The well-known cover version of this song by the rock band Three Dog Night appeared in 1973 on the Billboard Hot 100, on the top 40 from the beginning of June through the end of August. It reached No. 3 in both the pop singles and adult contemporary categories, No. 1 on the Cashbox charts, and also spent a week at No. 1 on popular Top 40 stations WABC New York and WLS Chicago. The song, the first one that the group had specifically cut as a single, rather than as part of an album project, later appeared on Cyan, Three Dog Night's ninth album, and subsequently on numerous anthologies and compilation albums.

Although the lyrics of "Shambala" draw on a theme from Eastern mysticism, AllMusic notes the "very strong gospel feeling" of the album Cyan is most evident on this song. Allmusic calls this hit single "one of the group's finest later period records."

In the original recording, writer Daniel Moore pronounces the first syllable of the title ("sham") as it would rhyme with "ham". The Three Dog Night and B.W. Stevenson versions pronounce that syllable to rhyme with "mom".

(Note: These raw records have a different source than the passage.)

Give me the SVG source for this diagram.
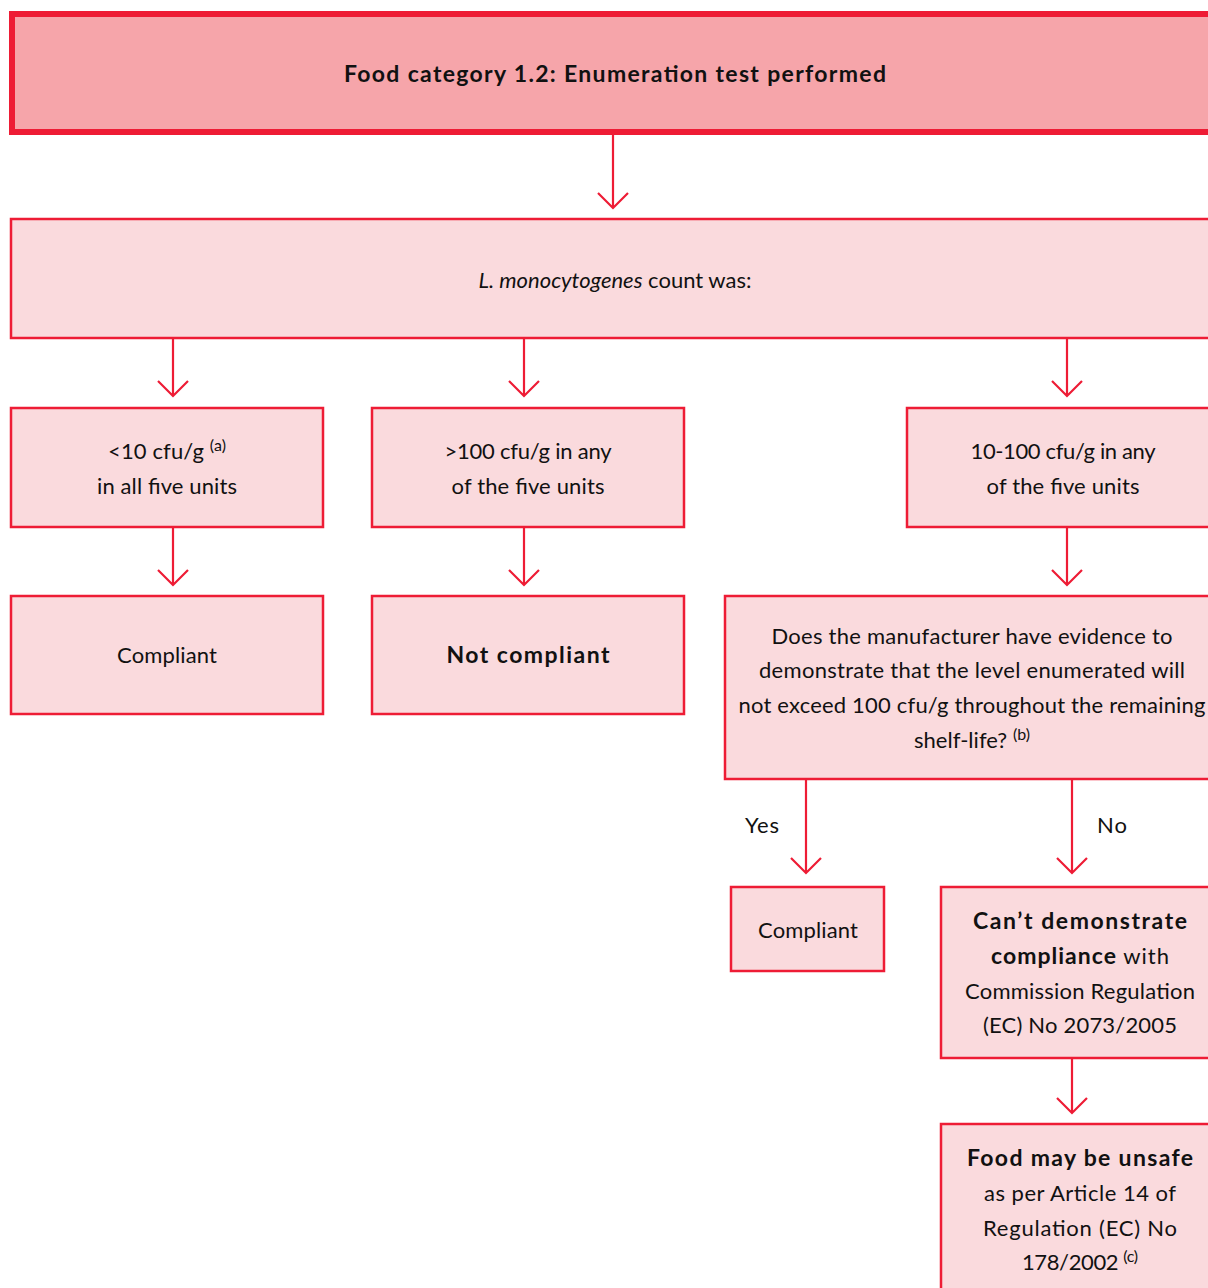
<svg xmlns="http://www.w3.org/2000/svg" width="1208" height="1288" viewBox="0 0 1208 1288">
<style>
.box{fill:#FADADD;stroke:#EE1C35;stroke-width:2.5}
.top{fill:#F6A5AA;stroke:#EE1C35;stroke-width:6}
.t{font-family:Lato,"Open Sans",sans-serif;font-size:22px;fill:#111;text-anchor:middle}
.b{font-weight:bold;font-size:23px}
.sup{font-size:16px}
.c path{stroke:#EE1C35;stroke-width:2.2;fill:none}
</style>
<rect width="1208" height="1288" fill="#fff"/>
<g class="c">
<path d="M613,135 V208 M598,193 L613,208 L628,193"/>
<path d="M173,338 V396 M158,381 L173,396 L188,381"/>
<path d="M524,338 V396 M509,381 L524,396 L539,381"/>
<path d="M1067,338 V396 M1052,381 L1067,396 L1082,381"/>
<path d="M173,527 V585 M158,570 L173,585 L188,570"/>
<path d="M524,527 V585 M509,570 L524,585 L539,570"/>
<path d="M1067,527 V585 M1052,570 L1067,585 L1082,570"/>
<path d="M806,779 V873 M791,858 L806,873 L821,858"/>
<path d="M1072,779 V873 M1057,858 L1072,873 L1087,858"/>
<path d="M1072,1058 V1113 M1057,1098 L1072,1113 L1087,1098"/>
<text class="t" x="762" y="833" textLength="34" lengthAdjust="spacing">Yes</text>
<text class="t" x="1112" y="833" textLength="30" lengthAdjust="spacing">No</text>
</g>
<g id="n1"><rect class="top" x="12" y="14" width="1220" height="118"/>
<text class="t b" x="615" y="82" textLength="542" lengthAdjust="spacing">Food category 1.2: Enumeration test performed</text></g>
<g id="n2"><rect class="box" x="11" y="219" width="1220" height="119"/>
<text class="t" x="615" y="288" textLength="273" lengthAdjust="spacing"><tspan font-style="italic">L. monocytogenes</tspan> count was:</text></g>
<g id="n3"><rect class="box" x="11" y="408" width="312" height="119"/>
<text class="t" x="167" y="459" textLength="118" lengthAdjust="spacing">&lt;10 cfu/g <tspan class="sup" dy="-8">(a)</tspan></text>
<text class="t" x="167" y="494" textLength="140" lengthAdjust="spacing">in all five units</text></g>
<g id="n4"><rect class="box" x="372" y="408" width="312" height="119"/>
<text class="t" x="528" y="459" textLength="167" lengthAdjust="spacing">&gt;100 cfu/g in any</text>
<text class="t" x="528" y="494" textLength="153" lengthAdjust="spacing">of the five units</text></g>
<g id="n5"><rect class="box" x="907" y="408" width="320" height="119"/>
<text class="t" x="1063" y="459" textLength="185" lengthAdjust="spacing">10-100 cfu/g in any</text>
<text class="t" x="1063" y="494" textLength="153" lengthAdjust="spacing">of the five units</text></g>
<g id="n6"><rect class="box" x="11" y="596" width="312" height="118"/>
<text class="t" x="167" y="663" textLength="100" lengthAdjust="spacing">Compliant</text></g>
<g id="n7"><rect class="box" x="372" y="596" width="312" height="118"/>
<text class="t b" x="528" y="663" textLength="163" lengthAdjust="spacing">Not compliant</text></g>
<g id="n8"><rect class="box" x="725" y="596" width="500" height="183"/>
<text class="t" x="972" y="644" textLength="401" lengthAdjust="spacing">Does the manufacturer have evidence to</text>
<text class="t" x="972" y="678" textLength="426" lengthAdjust="spacing">demonstrate that the level enumerated will</text>
<text class="t" x="972" y="713" textLength="467" lengthAdjust="spacing">not exceed 100 cfu/g throughout the remaining</text>
<text class="t" x="972" y="748" textLength="116" lengthAdjust="spacing">shelf-life? <tspan class="sup" dy="-8">(b)</tspan></text></g>
<g id="n9"><rect class="box" x="731" y="887" width="153" height="84"/>
<text class="t" x="808" y="938" textLength="100" lengthAdjust="spacing">Compliant</text></g>
<g id="n10"><rect class="box" x="941" y="887" width="290" height="171"/>
<text class="t b" x="1080" y="929" textLength="214" lengthAdjust="spacing">Can’t demonstrate</text>
<text class="t" x="1080" y="964" textLength="178" lengthAdjust="spacing"><tspan class="b">compliance</tspan> with</text>
<text class="t" x="1080" y="999" textLength="230" lengthAdjust="spacing">Commission Regulation</text>
<text class="t" x="1080" y="1033" textLength="194" lengthAdjust="spacing">(EC) No 2073/2005</text></g>
<g id="n11"><rect class="box" x="941" y="1124" width="290" height="190"/>
<text class="t b" x="1080" y="1166" textLength="226" lengthAdjust="spacing">Food may be unsafe</text>
<text class="t" x="1080" y="1201" textLength="192" lengthAdjust="spacing">as per Article 14 of</text>
<text class="t" x="1080" y="1236" textLength="194" lengthAdjust="spacing">Regulation (EC) No</text>
<text class="t" x="1080" y="1270" textLength="116" lengthAdjust="spacing">178/2002 <tspan class="sup" dy="-8">(c)</tspan></text></g>
</svg>
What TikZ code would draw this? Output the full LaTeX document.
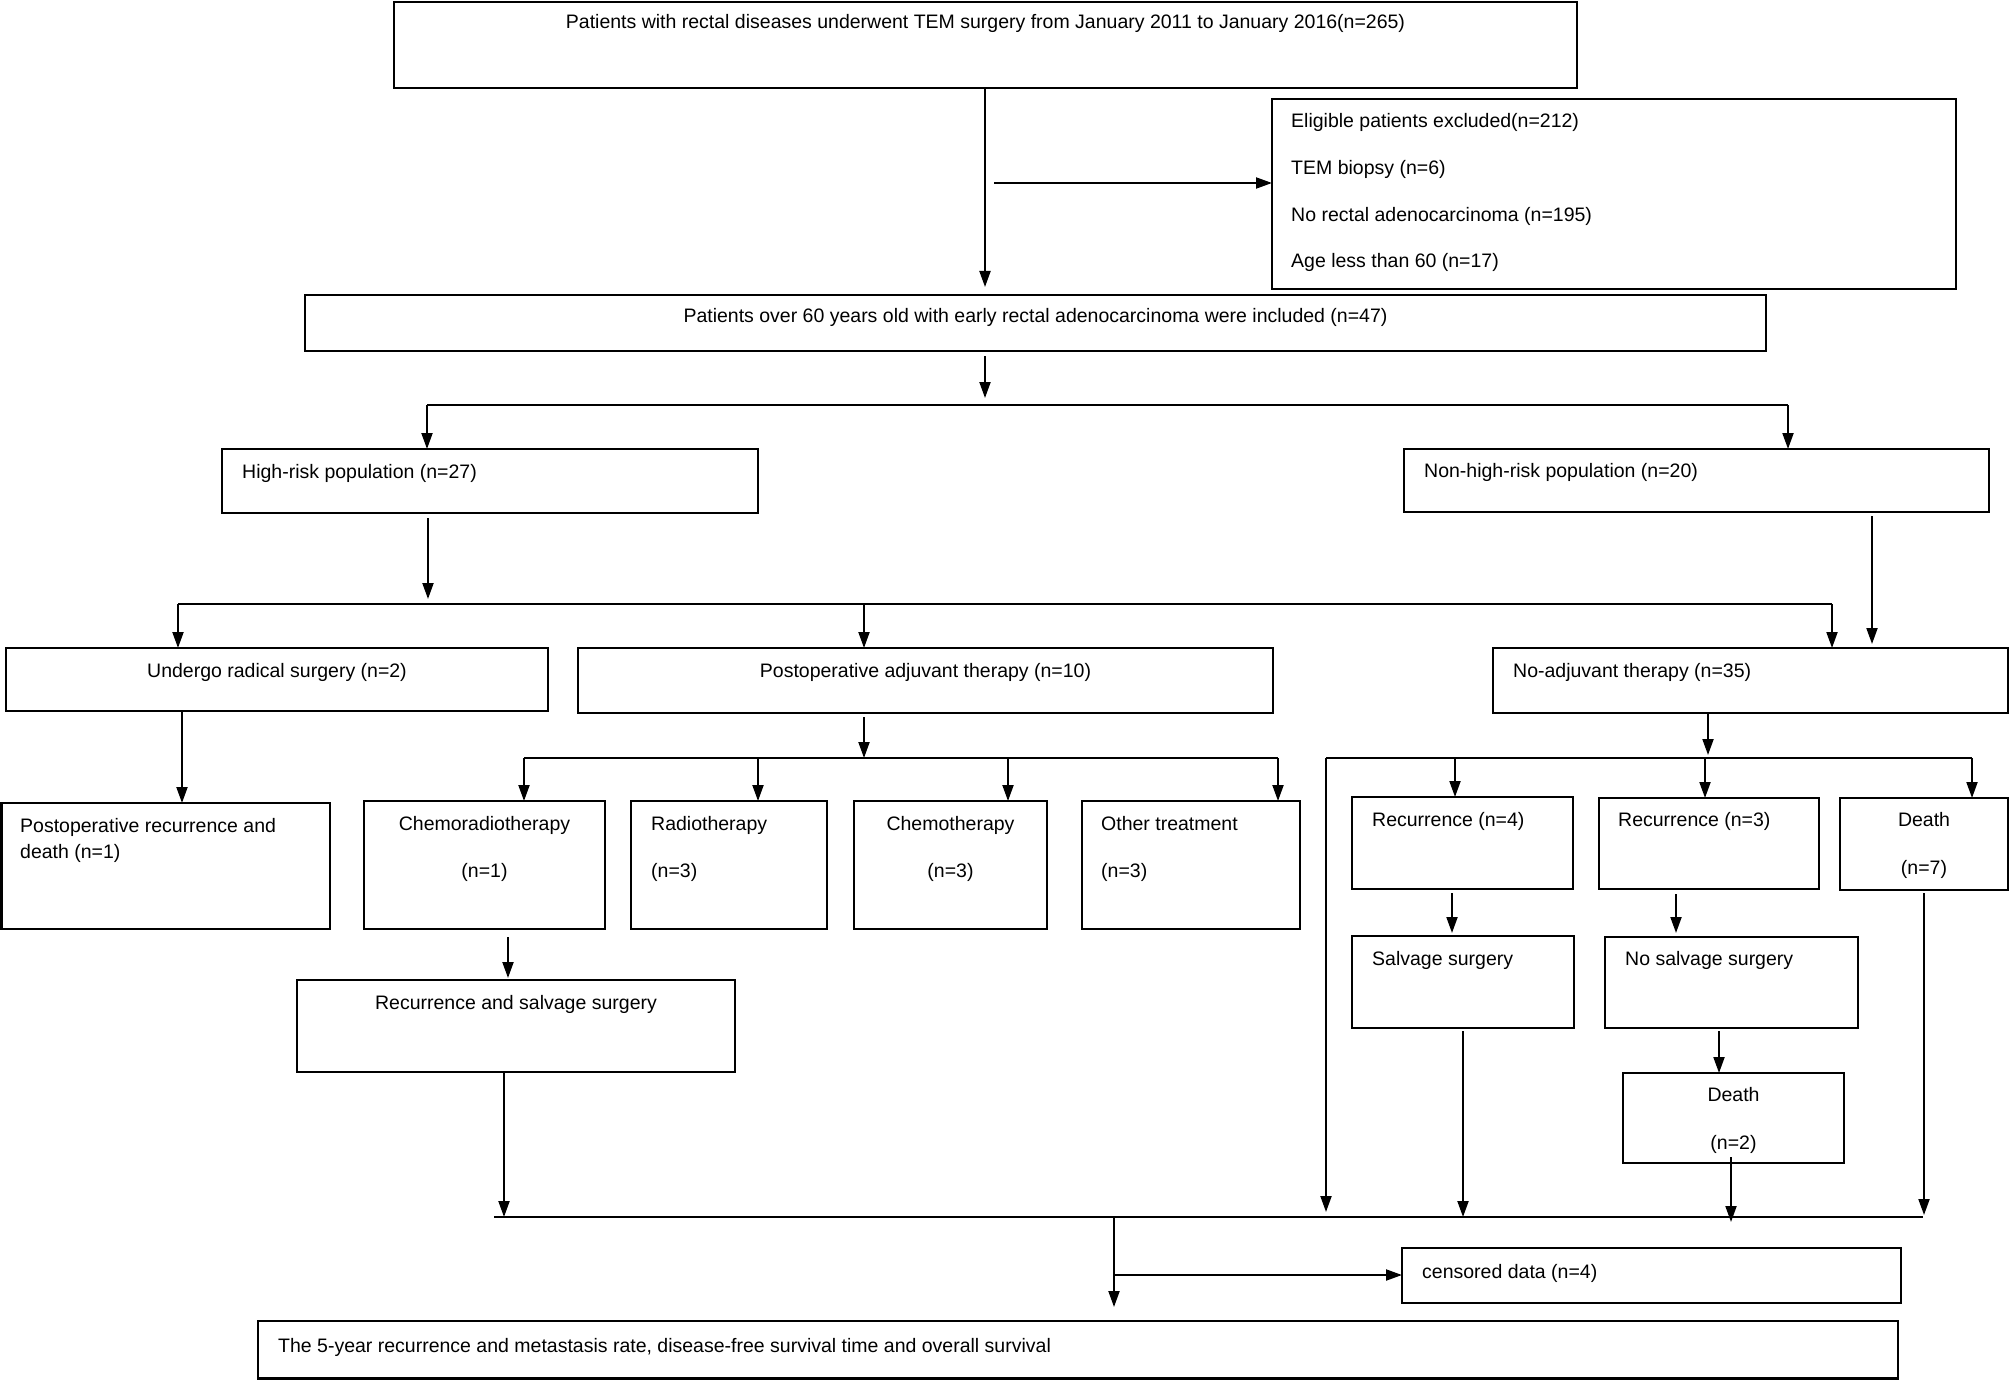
\documentclass[tikz,border=0pt]{standalone}
\usepackage{fontspec}
\setmainfont{Liberation Sans}
\usetikzlibrary{arrows.meta}
\newcommand{\flbox}[5]{\node[bx,anchor=north west,minimum width={(#4-#2)*1pt},minimum height={(#5-#3)*1pt}] (#1) at (#2,#3) {};}
\begin{document}
\begin{tikzpicture}[x=1pt,y=-1pt,
 bx/.style={draw,line width=2.5pt,inner sep=0pt,outer sep=0pt},
 txt/.style={inner sep=0pt,font=\fontsize{19.5}{23}\selectfont,text height=14pt,text depth=4pt},
 ln/.style={line width=2pt},
 arr/.style={line width=2pt,-{Triangle[length=16pt,width=11pt]}}]
\useasboundingbox (0,0) rectangle (2010,1380);

% boxes
\flbox{T}{394}{2}{1577}{88}
\flbox{E}{1272}{99}{1956}{289}
\flbox{P60}{305}{295}{1766}{351}
\flbox{HR}{222}{449}{758}{513}
\flbox{NHR}{1404}{449}{1989}{512}
\flbox{URS}{6}{648}{548}{711}
\flbox{PAT}{578}{648}{1273}{713}
\flbox{NAT}{1493}{648}{2008}{713}
\flbox{PRD}{1.5}{803}{330}{929}
\flbox{CR}{364}{801}{605}{929}
\flbox{RT}{631}{801}{827}{929}
\flbox{CH}{854}{801}{1047}{929}
\flbox{OT}{1082}{801}{1300}{929}
\flbox{RF}{1352}{797}{1573}{889}
\flbox{RH}{1599}{798}{1819}{889}
\flbox{DS}{1840}{798}{2008}{890}
\flbox{SV}{1352}{936}{1574}{1028}
\flbox{NS}{1605}{937}{1858}{1028}
\flbox{DT}{1623}{1073}{1844}{1163}
\flbox{RSS}{297}{980}{735}{1072}
\flbox{CD}{1402}{1248}{1901}{1303}
\flbox{FIN}{258}{1321}{1898}{1378.5}

% texts
\node[txt] (tT) at (985.5,24) {Patients with rectal diseases underwent TEM surgery from January 2011 to January 2016(n=265)};
\node[txt,anchor=west] (tE1) at (1291,123) {Eligible patients excluded(n=212)};
\node[txt,anchor=west] (tE2) at (1291,170) {TEM biopsy (n=6)};
\node[txt,anchor=west] (tE3) at (1291,217) {No rectal adenocarcinoma (n=195)};
\node[txt,anchor=west] (tE4) at (1291,263) {Age less than 60 (n=17)};
\node[txt] (tP60) at (1035.5,317) {Patients over 60 years old with early rectal adenocarcinoma were included (n=47)};
\node[txt,anchor=west] (tHR) at (242,473) {High-risk population (n=27)};
\node[txt,anchor=west] (tNHR) at (1424,472) {Non-high-risk population (n=20)};
\node[txt] (tURS) at (277,672) {Undergo radical surgery (n=2)};
\node[txt] (tPAT) at (925.5,672) {Postoperative adjuvant therapy (n=10)};
\node[txt,anchor=west] (tNAT) at (1513,672) {No-adjuvant therapy (n=35)};
\node[txt,anchor=west] (tPRD1) at (20,827) {Postoperative recurrence and};
\node[txt,anchor=west] (tPRD2) at (20,853) {death (n=1)};
\node[txt] (tCR1) at (484.5,825) {Chemoradiotherapy};
\node[txt] (tCR2) at (484.5,872) {(n=1)};
\node[txt,anchor=west] (tRT1) at (651,825) {Radiotherapy};
\node[txt,anchor=west] (tRT2) at (651,872) {(n=3)};
\node[txt] (tCH1) at (950.5,825) {Chemotherapy};
\node[txt] (tCH2) at (950.5,872) {(n=3)};
\node[txt,anchor=west] (tOT1) at (1101,825) {Other treatment};
\node[txt,anchor=west] (tOT2) at (1101,872) {(n=3)};
\node[txt,anchor=west] (tRF) at (1372,821) {Recurrence (n=4)};
\node[txt,anchor=west] (tRH) at (1618,821) {Recurrence (n=3)};
\node[txt] (tDS1) at (1924,821) {Death};
\node[txt] (tDS2) at (1924,869) {(n=7)};
\node[txt,anchor=west] (tSV) at (1372,960) {Salvage surgery};
\node[txt,anchor=west] (tNS) at (1625,960) {No salvage surgery};
\node[txt] (tDT1) at (1733.5,1096) {Death};
\node[txt] (tDT2) at (1733.5,1144) {(n=2)};
\node[txt] (tRSS) at (516,1004) {Recurrence and salvage surgery};
\node[txt,anchor=west] (tCD) at (1422,1273) {censored data (n=4)};
\node[txt,anchor=west] (tFIN) at (278,1347) {The 5-year recurrence and metastasis rate, disease-free survival time and overall survival};

% connectors
\coordinate (a1) at (985,287);
\draw[arr] (T.south -| a1) -- (a1);
\coordinate (ex) at (994,183);
\draw[arr] (ex) -- (ex -| E.west);

\coordinate (a2) at (985,398);
\draw[arr,shorten <=5pt] (P60.south -| a2) -- (a2);
\coordinate (s1a) at (427,405);
\coordinate (s1b) at (1788,405);
\draw[ln] (s1a) -- (s1b);
\draw[arr] (s1a) -- (s1a |- HR.north);
\draw[arr] (s1b) -- (s1b |- NHR.north);

\coordinate (a3) at (428,599);
\draw[arr,shorten <=5pt] (HR.south -| a3) -- (a3);
\coordinate (s2a) at (178,604);
\coordinate (s2b) at (864,604);
\coordinate (s2c) at (1832,604);
\draw[ln] (s2a) -- (s2c);
\draw[arr] (s2a) -- (s2a |- URS.north);
\draw[arr] (s2b) -- (s2b |- PAT.north);
\draw[arr] (s2c) -- (s2c |- NAT.north);

\coordinate (n1) at (1872,516);
\draw[arr,shorten <=4pt,shorten >=4pt] (NHR.south -| n1) -- (NAT.north -| n1);

\coordinate (u1) at (182,700);
\draw[arr] (URS.south -| u1) -- (PRD.north -| u1);

\coordinate (s3) at (864,758);
\draw[arr,shorten <=4pt] (PAT.south -| s3) -- (s3);
\coordinate (s3a) at (524,758);
\coordinate (s3b) at (758,758);
\coordinate (s3c) at (1008,758);
\coordinate (s3d) at (1278,758);
\draw[ln] (s3a) -- (s3d);
\draw[arr] (s3a) -- (s3a |- CR.north);
\draw[arr] (s3b) -- (s3b |- RT.north);
\draw[arr] (s3c) -- (s3c |- CH.north);
\draw[arr] (s3d) -- (s3d |- OT.north);

\coordinate (s4) at (1708,755);
\draw[arr,shorten <=1pt] (NAT.south -| s4) -- (s4);
\coordinate (s4a) at (1326,758);
\coordinate (s4b) at (1455,758);
\coordinate (s4c) at (1705,758);
\coordinate (s4d) at (1972,758);
\draw[ln] (s4a) -- (s4d);
\draw[arr] (s4b) -- (s4b |- RF.north);
\draw[arr] (s4c) -- (s4c |- RH.north);
\draw[arr] (s4d) -- (s4d |- DS.north);

% collector
\coordinate (c0) at (494,1217);
\coordinate (c5) at (1923,1217);
\draw[ln] (c0) -- (c5);
\draw[arr,shorten >=5pt] (s4a) -- (s4a |- c0);

\coordinate (xrf) at (1452,900);
\draw[arr,shorten <=4pt,shorten >=3pt] (RF.south -| xrf) -- (SV.north -| xrf);
\coordinate (xrh) at (1676,900);
\draw[arr,shorten <=5pt,shorten >=4pt] (RH.south -| xrh) -- (NS.north -| xrh);
\coordinate (xns) at (1719,1050);
\draw[arr,shorten <=3pt] (NS.south -| xns) -- (DT.north -| xns);
\coordinate (xsv) at (1463,1100);
\draw[arr,shorten <=3pt] (SV.south -| xsv) -- (c0 -| xsv);
\coordinate (xdt) at (1731,1190);
\draw[arr,shorten <=-6pt,shorten >=-5pt] (DT.south -| xdt) -- (c0 -| xdt);
\coordinate (xds) at (1924,1000);
\draw[arr,shorten <=3pt,shorten >=2pt] (DS.south -| xds) -- (c0 -| xds);
\coordinate (xcr) at (508,950);
\draw[arr,shorten <=8pt,shorten >=2pt] (CR.south -| xcr) -- (RSS.north -| xcr);
\coordinate (xrs) at (504,1100);
\draw[arr] (RSS.south -| xrs) -- (c0 -| xrs);

\coordinate (cf) at (1114,1217);
\draw[arr,shorten >=14pt] (cf) -- (cf |- FIN.north);
\coordinate (cb) at (1114,1275);
\draw[arr] (cb) -- (cb -| CD.west);
\end{tikzpicture}
\end{document}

==B. W. Stevenson version==
One week before Three Dog Night's version appeared on the charts, Texan singer-songwriter B. W. Stevenson's minute-shorter version bowed at No. 96 and later peaked at No. 66 the week of June 9. It also reached No. 31 on the U.S. Adult Contemporary chart. This lesser-known version is often regarded as country pop or country rock and appears on collections of such. The twang of Stevenson's steel-string acoustic guitar, his Southern accent and an American folk music sound all distinguish it from the better-known Three Dog Night version. In South Africa, Stevenson's version actually charted higher, peaking at No. 8, compared to Three Dog Night's at No. 13.

==Chart performance (Three Dog Night version)==

===Weekly charts===

| Chart (1973) | Peak position |
|---|---|
| Australia (Kent Music Report) | 53 |
| Austria (Ö3 Austria Top 40) | 17 |
| Canadian RPM Top Singles | 4 |
| Canada RPM Adult Contemporary | 2 |
| Germany (GfK) | 38 |
| New Zealand (Listener) | 1 |
| South Africa (Springbok Radio) | 13 |
| US Billboard Hot 100 | 3 |
| US Adult Contemporary (Billboard) | 3 |
| US Cash Box | 1 |

===Year-end charts===

| Chart (1973) | Rank |
|---|---|
| Canada | 54 |
| US Billboard Hot 100 | 31 |
| US Cash Box | 10 |

==Certifications==

| Region | Certification | Certified units/sales |
| United States (RIAA) | Gold | 1,000,000^{^} |
^{^} Shipments figures based on certification alone.